Although the fecal occult blood test (FOBT) is the preferred program for colorectal cancer screening in Japan, many medical institutions have recently begun to provide total colonoscopy (TCS) as an initial screening program. However, there are a number of severe risks associated with TCS, such as colorectal bleeding and perforation. The justification for performing such a procedure on healthy patients remains unclear. We used the analytic hierarchy process (AHP) to investigate whether risk information on TCS affects patient preferences for colorectal cancer screening.
We performed a questionnaire survey using an AHP decision-making model, targeting 285 people aged 40–59 years.

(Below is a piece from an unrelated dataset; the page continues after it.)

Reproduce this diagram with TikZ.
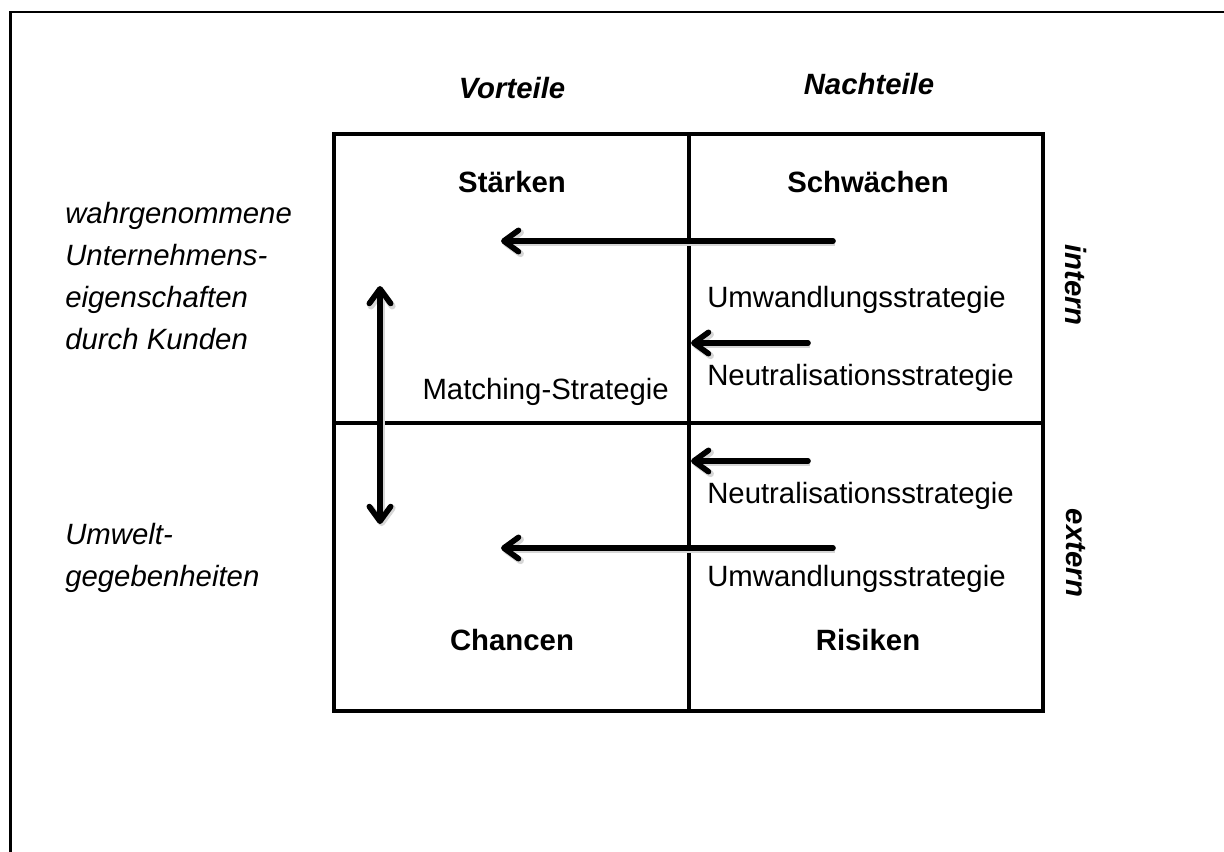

We randomly assigned the subjects into Groups A (n = 146) and B (n = 139). Both groups were provided with information on the effectiveness, cost and disadvantages of the two screening programs. Group A was provided with additional information regarding the risks of TCS. Individual priorities were calculated with pair-wise comparisons between the two alternatives in each selection criteria. The influence of the risk information was analyzed using a logistic regression analysis.
The aggregated priorities in Group A for 'effectiveness', 'costs', and 'risks' were 0.603, 0.147, and 0.250, respectively, while those in Group B were 0.652, 0.149, and 0.199, respectively. A logistic regression analysis showed that the provision of risk information significantly reduced the subjects' priorities for TCS (p = 0.036).
The lack of risk information was related to the differences in priorities assigned to effectiveness and risks of the two procedures. Patients must be well informed before making decisions concerning their preferred colorectal cancer screening procedure.